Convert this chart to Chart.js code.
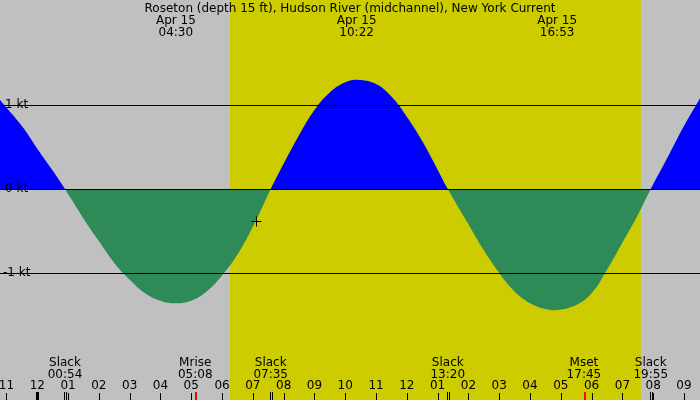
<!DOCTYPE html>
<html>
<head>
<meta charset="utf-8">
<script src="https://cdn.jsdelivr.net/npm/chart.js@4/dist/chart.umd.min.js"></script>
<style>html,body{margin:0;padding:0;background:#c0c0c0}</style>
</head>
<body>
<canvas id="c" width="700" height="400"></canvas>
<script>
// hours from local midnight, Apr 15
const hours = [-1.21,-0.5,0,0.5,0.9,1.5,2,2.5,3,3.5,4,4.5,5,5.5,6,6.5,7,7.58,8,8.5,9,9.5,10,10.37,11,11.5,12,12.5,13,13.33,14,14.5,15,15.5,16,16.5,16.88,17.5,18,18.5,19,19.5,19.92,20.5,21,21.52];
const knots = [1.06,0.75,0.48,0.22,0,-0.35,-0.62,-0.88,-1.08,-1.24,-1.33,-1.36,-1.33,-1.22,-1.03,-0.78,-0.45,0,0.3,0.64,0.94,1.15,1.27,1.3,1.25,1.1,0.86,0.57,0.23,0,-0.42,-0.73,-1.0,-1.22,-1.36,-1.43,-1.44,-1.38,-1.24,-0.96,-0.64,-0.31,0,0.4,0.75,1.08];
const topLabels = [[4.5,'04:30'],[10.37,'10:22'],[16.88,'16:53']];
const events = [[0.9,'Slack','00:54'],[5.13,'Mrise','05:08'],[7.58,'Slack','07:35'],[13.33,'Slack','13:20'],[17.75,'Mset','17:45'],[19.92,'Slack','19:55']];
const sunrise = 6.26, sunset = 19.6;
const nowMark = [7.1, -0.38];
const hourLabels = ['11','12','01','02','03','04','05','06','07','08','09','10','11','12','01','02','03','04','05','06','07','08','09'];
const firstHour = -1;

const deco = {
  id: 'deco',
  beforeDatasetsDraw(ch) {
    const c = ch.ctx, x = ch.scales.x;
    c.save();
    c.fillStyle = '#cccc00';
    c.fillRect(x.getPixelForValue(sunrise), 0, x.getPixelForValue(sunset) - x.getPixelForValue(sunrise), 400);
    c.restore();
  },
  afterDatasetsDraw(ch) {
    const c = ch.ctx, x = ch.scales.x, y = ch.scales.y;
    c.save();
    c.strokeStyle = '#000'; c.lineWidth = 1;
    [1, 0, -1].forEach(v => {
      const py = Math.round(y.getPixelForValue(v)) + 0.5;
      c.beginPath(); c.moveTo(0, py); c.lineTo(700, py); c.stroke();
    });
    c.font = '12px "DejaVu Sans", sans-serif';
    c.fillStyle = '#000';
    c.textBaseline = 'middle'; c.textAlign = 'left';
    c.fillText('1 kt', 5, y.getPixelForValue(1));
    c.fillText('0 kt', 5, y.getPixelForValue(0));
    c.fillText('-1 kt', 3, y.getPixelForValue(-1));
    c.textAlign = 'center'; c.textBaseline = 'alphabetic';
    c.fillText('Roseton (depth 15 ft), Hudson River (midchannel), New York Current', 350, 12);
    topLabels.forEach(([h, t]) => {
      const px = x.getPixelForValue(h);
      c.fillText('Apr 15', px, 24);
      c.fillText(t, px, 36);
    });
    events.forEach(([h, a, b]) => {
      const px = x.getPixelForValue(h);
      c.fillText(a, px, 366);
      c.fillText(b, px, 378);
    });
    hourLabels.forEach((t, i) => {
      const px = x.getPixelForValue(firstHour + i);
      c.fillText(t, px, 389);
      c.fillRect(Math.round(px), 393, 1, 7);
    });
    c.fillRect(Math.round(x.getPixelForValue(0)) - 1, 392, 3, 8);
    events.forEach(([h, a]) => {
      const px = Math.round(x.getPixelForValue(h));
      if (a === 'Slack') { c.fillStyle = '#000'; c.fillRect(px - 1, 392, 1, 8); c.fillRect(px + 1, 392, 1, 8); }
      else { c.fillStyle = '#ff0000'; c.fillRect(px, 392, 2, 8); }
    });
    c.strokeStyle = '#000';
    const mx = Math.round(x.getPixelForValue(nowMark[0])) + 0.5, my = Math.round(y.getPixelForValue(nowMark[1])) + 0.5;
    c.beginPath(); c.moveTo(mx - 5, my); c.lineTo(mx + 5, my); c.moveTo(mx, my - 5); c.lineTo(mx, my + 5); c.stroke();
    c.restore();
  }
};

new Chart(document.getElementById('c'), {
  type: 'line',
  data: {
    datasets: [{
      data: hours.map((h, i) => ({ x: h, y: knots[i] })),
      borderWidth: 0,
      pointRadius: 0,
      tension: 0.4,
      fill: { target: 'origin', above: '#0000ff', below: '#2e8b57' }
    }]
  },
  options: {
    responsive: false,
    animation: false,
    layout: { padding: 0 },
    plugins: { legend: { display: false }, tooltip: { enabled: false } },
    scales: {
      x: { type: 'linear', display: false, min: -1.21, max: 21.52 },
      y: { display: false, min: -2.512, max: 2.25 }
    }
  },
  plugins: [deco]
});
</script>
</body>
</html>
==
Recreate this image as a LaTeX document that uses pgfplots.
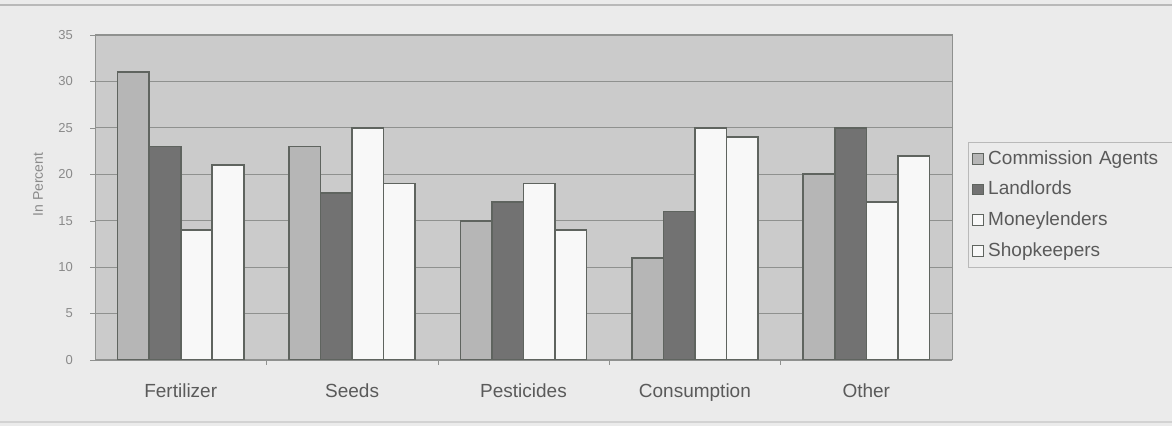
--
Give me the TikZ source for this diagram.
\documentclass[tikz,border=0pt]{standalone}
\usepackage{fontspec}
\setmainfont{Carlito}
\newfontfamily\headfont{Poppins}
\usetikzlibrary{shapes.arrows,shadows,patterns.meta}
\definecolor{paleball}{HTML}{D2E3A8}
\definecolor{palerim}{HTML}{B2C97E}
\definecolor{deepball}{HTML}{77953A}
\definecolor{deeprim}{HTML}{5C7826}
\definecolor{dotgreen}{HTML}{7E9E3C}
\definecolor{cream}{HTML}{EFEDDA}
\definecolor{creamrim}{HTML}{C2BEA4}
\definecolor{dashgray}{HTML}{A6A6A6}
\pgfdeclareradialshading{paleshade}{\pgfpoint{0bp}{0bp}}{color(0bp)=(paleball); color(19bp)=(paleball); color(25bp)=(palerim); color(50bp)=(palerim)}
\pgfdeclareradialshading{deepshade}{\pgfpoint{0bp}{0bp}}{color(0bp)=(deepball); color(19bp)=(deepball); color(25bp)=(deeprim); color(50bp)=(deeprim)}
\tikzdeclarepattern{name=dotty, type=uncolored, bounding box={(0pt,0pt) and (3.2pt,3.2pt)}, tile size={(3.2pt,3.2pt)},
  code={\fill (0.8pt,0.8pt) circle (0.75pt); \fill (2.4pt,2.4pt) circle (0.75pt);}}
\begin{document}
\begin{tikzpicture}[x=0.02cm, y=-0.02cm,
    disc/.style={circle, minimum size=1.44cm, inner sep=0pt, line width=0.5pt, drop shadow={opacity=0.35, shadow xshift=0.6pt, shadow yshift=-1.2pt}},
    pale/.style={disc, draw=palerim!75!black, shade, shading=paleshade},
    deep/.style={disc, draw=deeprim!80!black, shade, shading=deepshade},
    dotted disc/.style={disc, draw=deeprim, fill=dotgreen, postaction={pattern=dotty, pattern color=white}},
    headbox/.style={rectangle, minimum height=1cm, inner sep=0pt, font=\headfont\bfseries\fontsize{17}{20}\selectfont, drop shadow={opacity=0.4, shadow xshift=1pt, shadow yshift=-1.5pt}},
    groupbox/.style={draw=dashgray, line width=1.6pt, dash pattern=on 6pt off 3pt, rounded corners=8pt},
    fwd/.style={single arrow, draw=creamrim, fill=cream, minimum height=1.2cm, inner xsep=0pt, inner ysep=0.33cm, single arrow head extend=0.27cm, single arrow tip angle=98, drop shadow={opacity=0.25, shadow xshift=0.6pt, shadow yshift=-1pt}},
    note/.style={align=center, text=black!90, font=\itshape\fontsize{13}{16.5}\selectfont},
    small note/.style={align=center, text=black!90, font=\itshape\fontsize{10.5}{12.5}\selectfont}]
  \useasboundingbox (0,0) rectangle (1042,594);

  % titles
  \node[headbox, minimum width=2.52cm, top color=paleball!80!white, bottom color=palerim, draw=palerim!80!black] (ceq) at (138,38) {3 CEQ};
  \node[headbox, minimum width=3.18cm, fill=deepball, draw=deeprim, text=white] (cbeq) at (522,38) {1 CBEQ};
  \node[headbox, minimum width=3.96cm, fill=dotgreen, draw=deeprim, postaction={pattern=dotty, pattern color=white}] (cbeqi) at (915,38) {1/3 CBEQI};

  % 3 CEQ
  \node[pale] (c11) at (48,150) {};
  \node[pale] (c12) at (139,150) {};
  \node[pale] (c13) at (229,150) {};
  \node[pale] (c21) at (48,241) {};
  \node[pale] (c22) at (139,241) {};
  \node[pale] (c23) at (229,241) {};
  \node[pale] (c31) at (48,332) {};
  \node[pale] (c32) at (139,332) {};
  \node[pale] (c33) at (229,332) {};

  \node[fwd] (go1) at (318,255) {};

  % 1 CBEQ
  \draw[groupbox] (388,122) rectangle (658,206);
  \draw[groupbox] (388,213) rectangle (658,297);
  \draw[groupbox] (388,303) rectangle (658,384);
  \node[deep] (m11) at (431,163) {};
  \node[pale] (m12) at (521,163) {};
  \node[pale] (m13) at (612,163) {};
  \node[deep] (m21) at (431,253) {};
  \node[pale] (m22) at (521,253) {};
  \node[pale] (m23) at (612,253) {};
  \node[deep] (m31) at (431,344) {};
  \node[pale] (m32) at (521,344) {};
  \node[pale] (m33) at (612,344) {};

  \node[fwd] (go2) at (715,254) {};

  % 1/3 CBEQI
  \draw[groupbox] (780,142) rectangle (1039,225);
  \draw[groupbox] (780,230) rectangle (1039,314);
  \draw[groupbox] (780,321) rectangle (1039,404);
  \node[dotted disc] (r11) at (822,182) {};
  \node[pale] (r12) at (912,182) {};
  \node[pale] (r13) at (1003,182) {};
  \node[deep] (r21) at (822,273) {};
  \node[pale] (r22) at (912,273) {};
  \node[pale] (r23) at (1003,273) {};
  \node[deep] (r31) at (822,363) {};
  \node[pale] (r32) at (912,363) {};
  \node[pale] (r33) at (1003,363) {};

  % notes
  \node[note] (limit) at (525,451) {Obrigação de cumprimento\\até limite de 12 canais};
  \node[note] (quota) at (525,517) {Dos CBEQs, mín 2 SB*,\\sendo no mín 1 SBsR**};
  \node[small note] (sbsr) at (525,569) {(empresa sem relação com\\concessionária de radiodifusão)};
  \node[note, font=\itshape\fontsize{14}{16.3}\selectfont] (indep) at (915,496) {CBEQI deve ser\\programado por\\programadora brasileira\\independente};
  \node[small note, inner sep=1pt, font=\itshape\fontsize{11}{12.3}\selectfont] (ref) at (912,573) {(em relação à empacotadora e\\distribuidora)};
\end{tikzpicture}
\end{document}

TASK OBJECTIVE:
Skip all pictures. Output only the lines from the one containing "Convert this chart to Chart.js code." to the one containing "const firstHour = -1;", both lines included.

RESPONSE TO THIS EXERCISE:
Convert this chart to Chart.js code.
<!DOCTYPE html>
<html>
<head>
<meta charset="utf-8">
<script src="https://cdn.jsdelivr.net/npm/chart.js@4/dist/chart.umd.min.js"></script>
<style>html,body{margin:0;padding:0;background:#c0c0c0}</style>
</head>
<body>
<canvas id="c" width="700" height="400"></canvas>
<script>
// hours from local midnight, Apr 15
const hours = [-1.21,-0.5,0,0.5,0.9,1.5,2,2.5,3,3.5,4,4.5,5,5.5,6,6.5,7,7.58,8,8.5,9,9.5,10,10.37,11,11.5,12,12.5,13,13.33,14,14.5,15,15.5,16,16.5,16.88,17.5,18,18.5,19,19.5,19.92,20.5,21,21.52];
const knots = [1.06,0.75,0.48,0.22,0,-0.35,-0.62,-0.88,-1.08,-1.24,-1.33,-1.36,-1.33,-1.22,-1.03,-0.78,-0.45,0,0.3,0.64,0.94,1.15,1.27,1.3,1.25,1.1,0.86,0.57,0.23,0,-0.42,-0.73,-1.0,-1.22,-1.36,-1.43,-1.44,-1.38,-1.24,-0.96,-0.64,-0.31,0,0.4,0.75,1.08];
const topLabels = [[4.5,'04:30'],[10.37,'10:22'],[16.88,'16:53']];
const events = [[0.9,'Slack','00:54'],[5.13,'Mrise','05:08'],[7.58,'Slack','07:35'],[13.33,'Slack','13:20'],[17.75,'Mset','17:45'],[19.92,'Slack','19:55']];
const sunrise = 6.26, sunset = 19.6;
const nowMark = [7.1, -0.38];
const hourLabels = ['11','12','01','02','03','04','05','06','07','08','09','10','11','12','01','02','03','04','05','06','07','08','09'];
const firstHour = -1;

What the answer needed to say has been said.